Problem description
Transcribe every entry word for word, leaving out all images.

[Records contained in a dataset]

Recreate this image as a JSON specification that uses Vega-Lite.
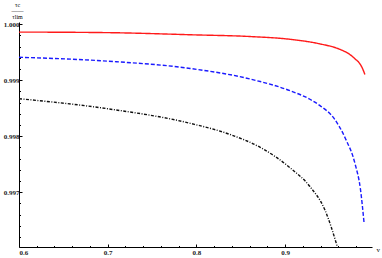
{
  "$schema": "https://vega.github.io/schema/vega-lite/v6.json",
  "width": 353,
  "height": 225,
  "autosize": {"type": "none"},
  "padding": {"left": 19, "top": 22, "right": 10, "bottom": 11},
  "background": "white",
  "config": {"view": {"stroke": null}},
  "data": {"values": [
    {"s": "a", "v": 0.600, "t": 0.99986},
    {"s": "a", "v": 0.700, "t": 0.99985},
    {"s": "a", "v": 0.798, "t": 0.99981},
    {"s": "a", "v": 0.861, "t": 0.99978},
    {"s": "a", "v": 0.906, "t": 0.99973},
    {"s": "a", "v": 0.939, "t": 0.99965},
    {"s": "a", "v": 0.962, "t": 0.99955},
    {"s": "a", "v": 0.973, "t": 0.99946},
    {"s": "a", "v": 0.979, "t": 0.99938},
    {"s": "a", "v": 0.984, "t": 0.99930},
    {"s": "a", "v": 0.987, "t": 0.99922},
    {"s": "a", "v": 0.990, "t": 0.99910},
    {"s": "b", "v": 0.600, "t": 0.99941},
    {"s": "b", "v": 0.700, "t": 0.99934},
    {"s": "b", "v": 0.793, "t": 0.99921},
    {"s": "b", "v": 0.861, "t": 0.99902},
    {"s": "b", "v": 0.906, "t": 0.99881},
    {"s": "b", "v": 0.928, "t": 0.99866},
    {"s": "b", "v": 0.939, "t": 0.99855},
    {"s": "b", "v": 0.956, "t": 0.99830},
    {"s": "b", "v": 0.968, "t": 0.99796},
    {"s": "b", "v": 0.979, "t": 0.99750},
    {"s": "b", "v": 0.985, "t": 0.99705},
    {"s": "b", "v": 0.989, "t": 0.99646},
    {"s": "c", "v": 0.600, "t": 0.99867},
    {"s": "c", "v": 0.700, "t": 0.99849},
    {"s": "c", "v": 0.793, "t": 0.99823},
    {"s": "c", "v": 0.838, "t": 0.99803},
    {"s": "c", "v": 0.872, "t": 0.99780},
    {"s": "c", "v": 0.906, "t": 0.99743},
    {"s": "c", "v": 0.928, "t": 0.99710},
    {"s": "c", "v": 0.945, "t": 0.99668},
    {"s": "c", "v": 0.959, "t": 0.99602}
  ]},
  "encoding": {
    "x": {"field": "v", "type": "quantitative", "scale": {"domain": [0.6, 0.998], "nice": false, "zero": false}},
    "y": {"field": "t", "type": "quantitative", "scale": {"domain": [0.99602, 1.00004], "nice": false, "zero": false}}
  },
  "layer": [
    {
      "mark": {"type": "line", "clip": true, "strokeWidth": 1.4, "interpolate": "monotone"},
      "encoding": {
        "x": {"field": "v", "type": "quantitative", "axis": {
          "orient": "bottom", "values": [0.6, 0.7, 0.8, 0.9], "format": ".1f",
          "domainColor": "black", "domainWidth": 1, "tickColor": "black", "tickSize": -3, "grid": false,
          "labelFont": "Liberation Serif", "labelFontSize": 7, "labelFontWeight": "bold", "labelColor": "#222", "labelPadding": 4,
          "title": "v", "titleFont": "Liberation Serif", "titleFontSize": 7, "titleFontWeight": "normal",
          "titleAnchor": "end", "titleAlign": "left", "titleBaseline": "middle", "titleX": 357, "titleY": 2
        }},
        "y": {"field": "t", "type": "quantitative", "axis": {
          "orient": "left", "values": [0.997, 0.998, 0.999, 1.0], "format": ".3f",
          "domainColor": "black", "domainWidth": 1, "tickColor": "black", "tickSize": -3, "grid": false,
          "labelFont": "Liberation Serif", "labelFontSize": 7, "labelFontWeight": "bold", "labelColor": "#222", "labelPadding": 3, "labelLimit": 40,
          "title": ["τc", "——", "τlim"], "titleFont": "Liberation Serif", "titleFontSize": 6, "titleFontWeight": "normal",
          "titleAngle": 0, "titleAlign": "center", "titleBaseline": "top", "titleLineHeight": 6, "titleX": -2, "titleY": -21
        }},
        "color": {"field": "s", "type": "nominal", "legend": null,
          "scale": {"domain": ["a", "b", "c"], "range": ["#ff1a1a", "#1a1aff", "#111111"]}},
        "strokeDash": {"field": "s", "type": "nominal", "legend": null,
          "scale": {"domain": ["a", "b", "c"], "range": [[1, 0], [4, 2], [3, 1.5, 1, 1.5]]}}
      }
    },
    {
      "mark": {"type": "line", "opacity": 0},
      "encoding": {
        "x": {"field": "v", "type": "quantitative", "axis": {
          "orient": "bottom", "values": [0.62, 0.64, 0.66, 0.68, 0.72, 0.74, 0.76, 0.78, 0.82, 0.84, 0.86, 0.88, 0.92, 0.94, 0.96, 0.98],
          "labels": false, "domain": false, "tickColor": "black", "tickSize": -1.5, "grid": false, "title": null
        }},
        "y": {"field": "t", "type": "quantitative", "axis": {
          "orient": "left", "values": [0.9962, 0.9964, 0.9966, 0.9968, 0.9972, 0.9974, 0.9976, 0.9978, 0.9982, 0.9984, 0.9986, 0.9988, 0.9992, 0.9994, 0.9996, 0.9998],
          "labels": false, "domain": false, "tickColor": "black", "tickSize": -1.5, "grid": false, "title": null
        }},
        "detail": {"field": "s"}
      }
    }
  ],
  "resolve": {"axis": {"x": "independent", "y": "independent"}}
}
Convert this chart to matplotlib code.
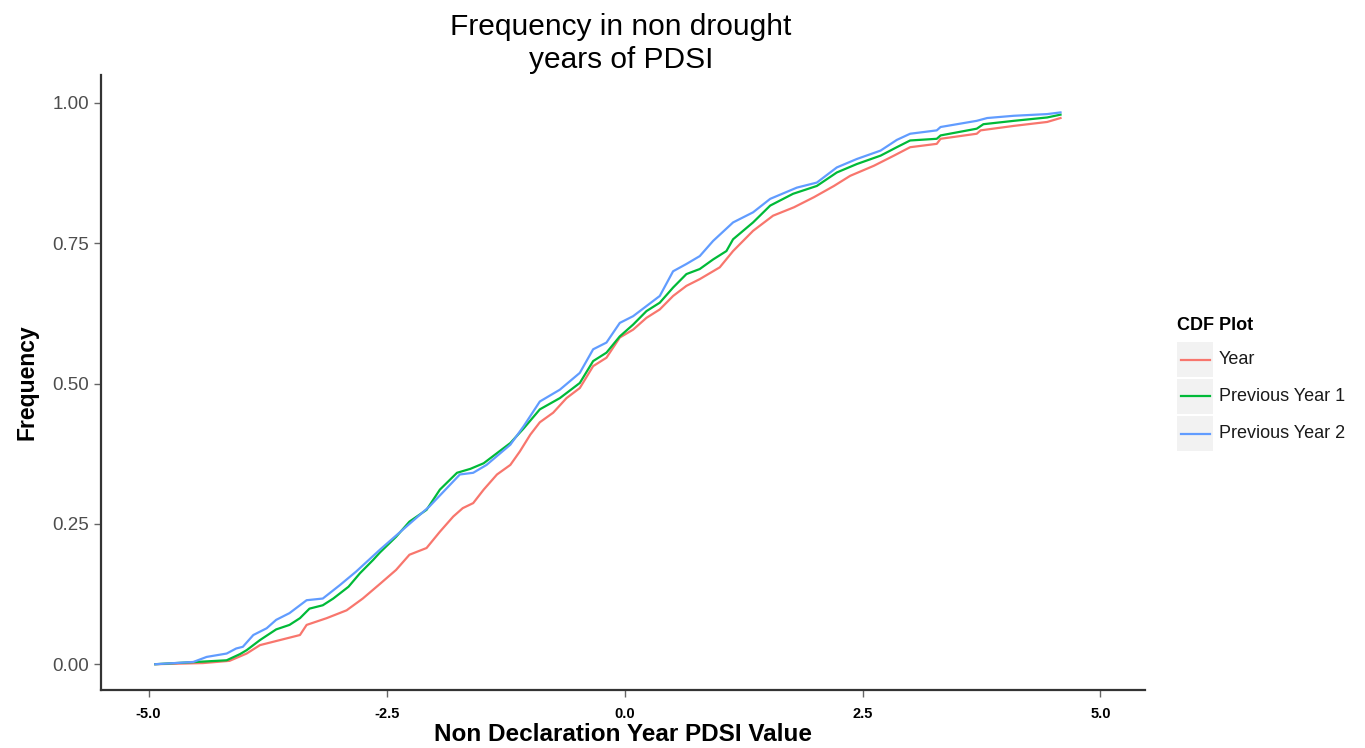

Result
Recreate this image as a JSON specification that uses Vega-Lite.
{
  "$schema": "https://vega.github.io/schema/vega-lite/v6.json",
  "width": 353,
  "height": 225,
  "autosize": {"type": "none"},
  "padding": {"left": 19, "top": 22, "right": 10, "bottom": 11},
  "background": "white",
  "config": {"view": {"stroke": null}},
  "data": {"values": [
    {"s": "a", "v": 0.600, "t": 0.99986},
    {"s": "a", "v": 0.700, "t": 0.99985},
    {"s": "a", "v": 0.798, "t": 0.99981},
    {"s": "a", "v": 0.861, "t": 0.99978},
    {"s": "a", "v": 0.906, "t": 0.99973},
    {"s": "a", "v": 0.939, "t": 0.99965},
    {"s": "a", "v": 0.962, "t": 0.99955},
    {"s": "a", "v": 0.973, "t": 0.99946},
    {"s": "a", "v": 0.979, "t": 0.99938},
    {"s": "a", "v": 0.984, "t": 0.99930},
    {"s": "a", "v": 0.987, "t": 0.99922},
    {"s": "a", "v": 0.990, "t": 0.99910},
    {"s": "b", "v": 0.600, "t": 0.99941},
    {"s": "b", "v": 0.700, "t": 0.99934},
    {"s": "b", "v": 0.793, "t": 0.99921},
    {"s": "b", "v": 0.861, "t": 0.99902},
    {"s": "b", "v": 0.906, "t": 0.99881},
    {"s": "b", "v": 0.928, "t": 0.99866},
    {"s": "b", "v": 0.939, "t": 0.99855},
    {"s": "b", "v": 0.956, "t": 0.99830},
    {"s": "b", "v": 0.968, "t": 0.99796},
    {"s": "b", "v": 0.979, "t": 0.99750},
    {"s": "b", "v": 0.985, "t": 0.99705},
    {"s": "b", "v": 0.989, "t": 0.99646},
    {"s": "c", "v": 0.600, "t": 0.99867},
    {"s": "c", "v": 0.700, "t": 0.99849},
    {"s": "c", "v": 0.793, "t": 0.99823},
    {"s": "c", "v": 0.838, "t": 0.99803},
    {"s": "c", "v": 0.872, "t": 0.99780},
    {"s": "c", "v": 0.906, "t": 0.99743},
    {"s": "c", "v": 0.928, "t": 0.99710},
    {"s": "c", "v": 0.945, "t": 0.99668},
    {"s": "c", "v": 0.959, "t": 0.99602}
  ]},
  "encoding": {
    "x": {"field": "v", "type": "quantitative", "scale": {"domain": [0.6, 0.998], "nice": false, "zero": false}},
    "y": {"field": "t", "type": "quantitative", "scale": {"domain": [0.99602, 1.00004], "nice": false, "zero": false}}
  },
  "layer": [
    {
      "mark": {"type": "line", "clip": true, "strokeWidth": 1.4, "interpolate": "monotone"},
      "encoding": {
        "x": {"field": "v", "type": "quantitative", "axis": {
          "orient": "bottom", "values": [0.6, 0.7, 0.8, 0.9], "format": ".1f",
          "domainColor": "black", "domainWidth": 1, "tickColor": "black", "tickSize": -3, "grid": false,
          "labelFont": "Liberation Serif", "labelFontSize": 7, "labelFontWeight": "bold", "labelColor": "#222", "labelPadding": 4,
          "title": "v", "titleFont": "Liberation Serif", "titleFontSize": 7, "titleFontWeight": "normal",
          "titleAnchor": "end", "titleAlign": "left", "titleBaseline": "middle", "titleX": 357, "titleY": 2
        }},
        "y": {"field": "t", "type": "quantitative", "axis": {
          "orient": "left", "values": [0.997, 0.998, 0.999, 1.0], "format": ".3f",
          "domainColor": "black", "domainWidth": 1, "tickColor": "black", "tickSize": -3, "grid": false,
          "labelFont": "Liberation Serif", "labelFontSize": 7, "labelFontWeight": "bold", "labelColor": "#222", "labelPadding": 3, "labelLimit": 40,
          "title": ["τc", "——", "τlim"], "titleFont": "Liberation Serif", "titleFontSize": 6, "titleFontWeight": "normal",
          "titleAngle": 0, "titleAlign": "center", "titleBaseline": "top", "titleLineHeight": 6, "titleX": -2, "titleY": -21
        }},
        "color": {"field": "s", "type": "nominal", "legend": null,
          "scale": {"domain": ["a", "b", "c"], "range": ["#ff1a1a", "#1a1aff", "#111111"]}},
        "strokeDash": {"field": "s", "type": "nominal", "legend": null,
          "scale": {"domain": ["a", "b", "c"], "range": [[1, 0], [4, 2], [3, 1.5, 1, 1.5]]}}
      }
    },
    {
      "mark": {"type": "line", "opacity": 0},
      "encoding": {
        "x": {"field": "v", "type": "quantitative", "axis": {
          "orient": "bottom", "values": [0.62, 0.64, 0.66, 0.68, 0.72, 0.74, 0.76, 0.78, 0.82, 0.84, 0.86, 0.88, 0.92, 0.94, 0.96, 0.98],
          "labels": false, "domain": false, "tickColor": "black", "tickSize": -1.5, "grid": false, "title": null
        }},
        "y": {"field": "t", "type": "quantitative", "axis": {
          "orient": "left", "values": [0.9962, 0.9964, 0.9966, 0.9968, 0.9972, 0.9974, 0.9976, 0.9978, 0.9982, 0.9984, 0.9986, 0.9988, 0.9992, 0.9994, 0.9996, 0.9998],
          "labels": false, "domain": false, "tickColor": "black", "tickSize": -1.5, "grid": false, "title": null
        }},
        "detail": {"field": "s"}
      }
    }
  ],
  "resolve": {"axis": {"x": "independent", "y": "independent"}}
}
Convert this chart to matplotlib code.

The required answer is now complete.